While largely self-taught, Brett Whiteley attended life-drawing classes at both the National Art School and the Julian Ashton Art School in Sydney in the late 1950s.
At just twenty years of age he won a scholarship, judged by Russell Drysdale, at the Art Gallery of New South Wales, which enabled him to travel to Europe. Success arrived early following exhibitions in London at the Whitechapel and Marlborough galleries when the prestigious Tate Gallery purchased his work. Following two years residing in New York and several months in Fiji, Whiteley returned to Sydney in 1969, settling in Lavender Bay with his wife Wendy and young daughter Arkie. His return to Australia resulted in some of his most memorable landscape paintings.

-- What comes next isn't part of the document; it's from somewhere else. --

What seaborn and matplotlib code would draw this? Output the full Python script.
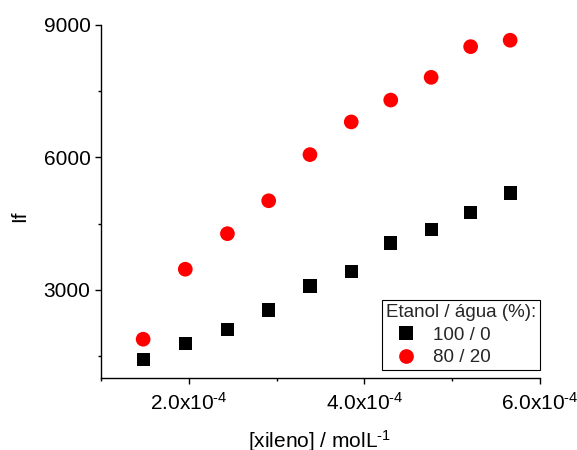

In 1974 Whiteley completed the large scale painting/assemblage Australia (1970-74), in which he presents a vision of this continent that is familiar to all who live here. The densely populated cityscape of Sydney precariously clings to the coastline, whilst beyond the tangle of sprawling eucalyptus branches which divides the composition, the vast ‘Red Centre’ teems with native wildlife. It is difficult to determine whether the artist intends this to be an epic portrait of contemporary Australia or if it is an ironic combination of a series of clichés found in any tourist brochure, replete with images of Bondi Beach, the Opera House, gum trees and kangaroos. Is Whiteley making a statement about the vacuity and artificial nature of lives eked out in the chaos and clutter of a sprawling metropolis, an existence which is now far removed from the ‘authentic’, ‘genuine’ Australia represented by the desert interior? Or has he created a work that overtly expresses the irresolvable tensions that continue to endure in this country between the lure and romance of the mythical ‘outback’ and the daily, more prosaic realities of urban life?